Omit all images, then return the remaining material exactly as it stands.

· · · · ·

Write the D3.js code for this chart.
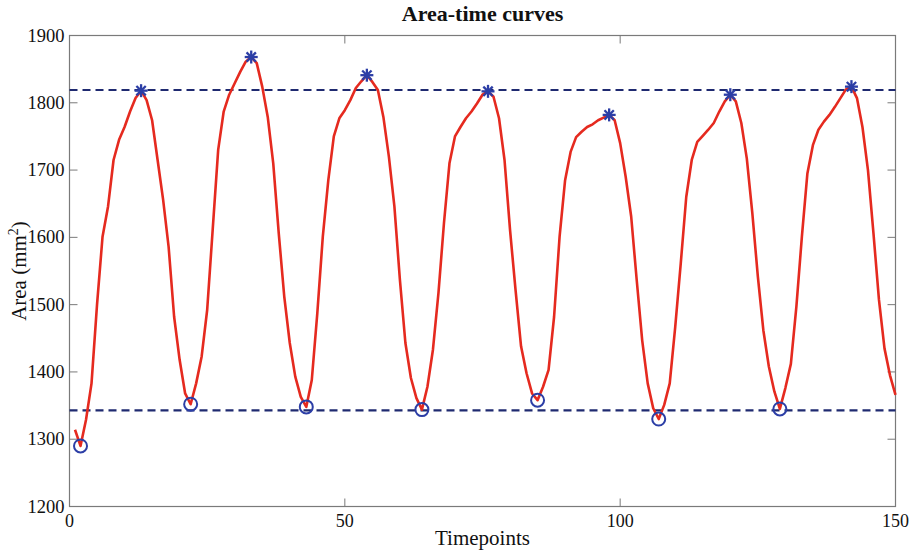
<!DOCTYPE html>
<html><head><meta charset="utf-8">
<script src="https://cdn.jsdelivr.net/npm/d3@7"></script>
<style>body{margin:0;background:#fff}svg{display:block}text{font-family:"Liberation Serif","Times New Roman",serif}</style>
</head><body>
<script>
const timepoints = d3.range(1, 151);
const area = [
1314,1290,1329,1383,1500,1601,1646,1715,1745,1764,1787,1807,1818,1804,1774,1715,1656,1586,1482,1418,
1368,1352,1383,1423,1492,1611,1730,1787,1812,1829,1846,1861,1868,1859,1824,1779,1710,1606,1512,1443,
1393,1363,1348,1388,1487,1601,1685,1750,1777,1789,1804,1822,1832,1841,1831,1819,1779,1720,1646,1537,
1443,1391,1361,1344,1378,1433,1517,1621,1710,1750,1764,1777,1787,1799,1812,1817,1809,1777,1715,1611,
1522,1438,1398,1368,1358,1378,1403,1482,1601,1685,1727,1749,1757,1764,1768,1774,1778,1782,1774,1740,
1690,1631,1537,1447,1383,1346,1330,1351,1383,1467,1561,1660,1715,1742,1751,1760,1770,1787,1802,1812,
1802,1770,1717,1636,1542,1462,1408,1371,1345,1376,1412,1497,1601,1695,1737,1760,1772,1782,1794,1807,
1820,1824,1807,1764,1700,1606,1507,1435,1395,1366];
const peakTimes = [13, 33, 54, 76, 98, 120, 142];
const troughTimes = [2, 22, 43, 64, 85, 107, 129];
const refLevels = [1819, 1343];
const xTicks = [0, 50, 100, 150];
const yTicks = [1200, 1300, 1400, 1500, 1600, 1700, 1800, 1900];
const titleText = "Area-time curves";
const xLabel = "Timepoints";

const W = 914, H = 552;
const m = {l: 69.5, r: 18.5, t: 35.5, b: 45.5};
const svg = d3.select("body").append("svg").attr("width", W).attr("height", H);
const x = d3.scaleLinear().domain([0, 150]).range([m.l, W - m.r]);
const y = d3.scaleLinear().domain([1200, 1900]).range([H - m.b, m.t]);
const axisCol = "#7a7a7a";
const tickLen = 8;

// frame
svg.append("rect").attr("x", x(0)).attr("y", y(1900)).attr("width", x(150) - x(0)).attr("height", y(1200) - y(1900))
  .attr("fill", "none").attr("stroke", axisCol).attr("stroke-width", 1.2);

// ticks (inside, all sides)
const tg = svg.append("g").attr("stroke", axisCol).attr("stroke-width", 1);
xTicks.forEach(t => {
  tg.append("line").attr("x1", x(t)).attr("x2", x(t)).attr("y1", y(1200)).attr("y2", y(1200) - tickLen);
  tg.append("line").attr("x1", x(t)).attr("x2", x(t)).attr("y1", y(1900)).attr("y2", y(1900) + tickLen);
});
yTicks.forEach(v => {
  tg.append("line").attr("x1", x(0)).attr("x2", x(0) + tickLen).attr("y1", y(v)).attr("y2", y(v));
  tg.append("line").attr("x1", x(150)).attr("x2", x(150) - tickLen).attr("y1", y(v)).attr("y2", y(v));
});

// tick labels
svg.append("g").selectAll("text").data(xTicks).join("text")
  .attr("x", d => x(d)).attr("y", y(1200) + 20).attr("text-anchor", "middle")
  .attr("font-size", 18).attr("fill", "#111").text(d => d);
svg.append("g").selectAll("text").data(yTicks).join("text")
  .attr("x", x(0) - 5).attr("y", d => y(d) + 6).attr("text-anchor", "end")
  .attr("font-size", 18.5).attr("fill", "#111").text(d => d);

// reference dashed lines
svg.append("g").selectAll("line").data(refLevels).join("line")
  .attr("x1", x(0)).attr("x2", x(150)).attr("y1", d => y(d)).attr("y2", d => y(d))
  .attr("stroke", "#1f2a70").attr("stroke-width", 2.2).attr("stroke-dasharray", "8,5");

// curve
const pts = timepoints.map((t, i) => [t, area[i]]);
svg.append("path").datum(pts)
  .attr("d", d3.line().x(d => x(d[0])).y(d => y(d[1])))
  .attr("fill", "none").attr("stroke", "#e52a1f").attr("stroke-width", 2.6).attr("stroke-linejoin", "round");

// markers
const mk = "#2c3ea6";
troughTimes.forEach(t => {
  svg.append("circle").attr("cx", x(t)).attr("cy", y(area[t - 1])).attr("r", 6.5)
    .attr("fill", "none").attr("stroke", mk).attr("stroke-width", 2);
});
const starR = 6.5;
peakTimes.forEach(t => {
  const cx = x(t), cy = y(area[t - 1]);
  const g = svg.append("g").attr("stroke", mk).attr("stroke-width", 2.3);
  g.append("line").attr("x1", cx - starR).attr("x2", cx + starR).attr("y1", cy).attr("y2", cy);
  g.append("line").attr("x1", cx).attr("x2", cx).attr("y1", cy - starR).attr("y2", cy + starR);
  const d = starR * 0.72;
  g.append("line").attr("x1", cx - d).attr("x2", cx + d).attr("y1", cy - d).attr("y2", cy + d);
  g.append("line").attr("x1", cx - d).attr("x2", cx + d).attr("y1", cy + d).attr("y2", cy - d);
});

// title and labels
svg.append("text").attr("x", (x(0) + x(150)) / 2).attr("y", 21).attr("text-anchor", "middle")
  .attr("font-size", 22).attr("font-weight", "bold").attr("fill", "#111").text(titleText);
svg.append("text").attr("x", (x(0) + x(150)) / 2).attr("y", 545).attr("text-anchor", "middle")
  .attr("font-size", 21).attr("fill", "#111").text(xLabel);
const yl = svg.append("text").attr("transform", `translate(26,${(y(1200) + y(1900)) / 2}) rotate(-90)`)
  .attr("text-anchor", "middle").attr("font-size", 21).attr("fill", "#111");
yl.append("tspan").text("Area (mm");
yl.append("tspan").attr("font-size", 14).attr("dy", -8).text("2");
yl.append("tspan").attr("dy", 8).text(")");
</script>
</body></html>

· · · · ·

▶ [FULL ANSWER]:
Write the D3.js code for this chart.
<!DOCTYPE html>
<html><head><meta charset="utf-8">
<script src="https://cdn.jsdelivr.net/npm/d3@7"></script>
<style>body{margin:0;background:#fff}svg{display:block}text{font-family:"Liberation Serif","Times New Roman",serif}</style>
</head><body>
<script>
const timepoints = d3.range(1, 151);
const area = [
1314,1290,1329,1383,1500,1601,1646,1715,1745,1764,1787,1807,1818,1804,1774,1715,1656,1586,1482,1418,
1368,1352,1383,1423,1492,1611,1730,1787,1812,1829,1846,1861,1868,1859,1824,1779,1710,1606,1512,1443,
1393,1363,1348,1388,1487,1601,1685,1750,1777,1789,1804,1822,1832,1841,1831,1819,1779,1720,1646,1537,
1443,1391,1361,1344,1378,1433,1517,1621,1710,1750,1764,1777,1787,1799,1812,1817,1809,1777,1715,1611,
1522,1438,1398,1368,1358,1378,1403,1482,1601,1685,1727,1749,1757,1764,1768,1774,1778,1782,1774,1740,
1690,1631,1537,1447,1383,1346,1330,1351,1383,1467,1561,1660,1715,1742,1751,1760,1770,1787,1802,1812,
1802,1770,1717,1636,1542,1462,1408,1371,1345,1376,1412,1497,1601,1695,1737,1760,1772,1782,1794,1807,
1820,1824,1807,1764,1700,1606,1507,1435,1395,1366];
const peakTimes = [13, 33, 54, 76, 98, 120, 142];
const troughTimes = [2, 22, 43, 64, 85, 107, 129];
const refLevels = [1819, 1343];
const xTicks = [0, 50, 100, 150];
const yTicks = [1200, 1300, 1400, 1500, 1600, 1700, 1800, 1900];
const titleText = "Area-time curves";
const xLabel = "Timepoints";

const W = 914, H = 552;
const m = {l: 69.5, r: 18.5, t: 35.5, b: 45.5};
const svg = d3.select("body").append("svg").attr("width", W).attr("height", H);
const x = d3.scaleLinear().domain([0, 150]).range([m.l, W - m.r]);
const y = d3.scaleLinear().domain([1200, 1900]).range([H - m.b, m.t]);
const axisCol = "#7a7a7a";
const tickLen = 8;

// frame
svg.append("rect").attr("x", x(0)).attr("y", y(1900)).attr("width", x(150) - x(0)).attr("height", y(1200) - y(1900))
  .attr("fill", "none").attr("stroke", axisCol).attr("stroke-width", 1.2);

// ticks (inside, all sides)
const tg = svg.append("g").attr("stroke", axisCol).attr("stroke-width", 1);
xTicks.forEach(t => {
  tg.append("line").attr("x1", x(t)).attr("x2", x(t)).attr("y1", y(1200)).attr("y2", y(1200) - tickLen);
  tg.append("line").attr("x1", x(t)).attr("x2", x(t)).attr("y1", y(1900)).attr("y2", y(1900) + tickLen);
});
yTicks.forEach(v => {
  tg.append("line").attr("x1", x(0)).attr("x2", x(0) + tickLen).attr("y1", y(v)).attr("y2", y(v));
  tg.append("line").attr("x1", x(150)).attr("x2", x(150) - tickLen).attr("y1", y(v)).attr("y2", y(v));
});

// tick labels
svg.append("g").selectAll("text").data(xTicks).join("text")
  .attr("x", d => x(d)).attr("y", y(1200) + 20).attr("text-anchor", "middle")
  .attr("font-size", 18).attr("fill", "#111").text(d => d);
svg.append("g").selectAll("text").data(yTicks).join("text")
  .attr("x", x(0) - 5).attr("y", d => y(d) + 6).attr("text-anchor", "end")
  .attr("font-size", 18.5).attr("fill", "#111").text(d => d);

// reference dashed lines
svg.append("g").selectAll("line").data(refLevels).join("line")
  .attr("x1", x(0)).attr("x2", x(150)).attr("y1", d => y(d)).attr("y2", d => y(d))
  .attr("stroke", "#1f2a70").attr("stroke-width", 2.2).attr("stroke-dasharray", "8,5");

// curve
const pts = timepoints.map((t, i) => [t, area[i]]);
svg.append("path").datum(pts)
  .attr("d", d3.line().x(d => x(d[0])).y(d => y(d[1])))
  .attr("fill", "none").attr("stroke", "#e52a1f").attr("stroke-width", 2.6).attr("stroke-linejoin", "round");

// markers
const mk = "#2c3ea6";
troughTimes.forEach(t => {
  svg.append("circle").attr("cx", x(t)).attr("cy", y(area[t - 1])).attr("r", 6.5)
    .attr("fill", "none").attr("stroke", mk).attr("stroke-width", 2);
});
const starR = 6.5;
peakTimes.forEach(t => {
  const cx = x(t), cy = y(area[t - 1]);
  const g = svg.append("g").attr("stroke", mk).attr("stroke-width", 2.3);
  g.append("line").attr("x1", cx - starR).attr("x2", cx + starR).attr("y1", cy).attr("y2", cy);
  g.append("line").attr("x1", cx).attr("x2", cx).attr("y1", cy - starR).attr("y2", cy + starR);
  const d = starR * 0.72;
  g.append("line").attr("x1", cx - d).attr("x2", cx + d).attr("y1", cy - d).attr("y2", cy + d);
  g.append("line").attr("x1", cx - d).attr("x2", cx + d).attr("y1", cy + d).attr("y2", cy - d);
});

// title and labels
svg.append("text").attr("x", (x(0) + x(150)) / 2).attr("y", 21).attr("text-anchor", "middle")
  .attr("font-size", 22).attr("font-weight", "bold").attr("fill", "#111").text(titleText);
svg.append("text").attr("x", (x(0) + x(150)) / 2).attr("y", 545).attr("text-anchor", "middle")
  .attr("font-size", 21).attr("fill", "#111").text(xLabel);
const yl = svg.append("text").attr("transform", `translate(26,${(y(1200) + y(1900)) / 2}) rotate(-90)`)
  .attr("text-anchor", "middle").attr("font-size", 21).attr("fill", "#111");
yl.append("tspan").text("Area (mm");
yl.append("tspan").attr("font-size", 14).attr("dy", -8).text("2");
yl.append("tspan").attr("dy", 8).text(")");
</script>
</body></html>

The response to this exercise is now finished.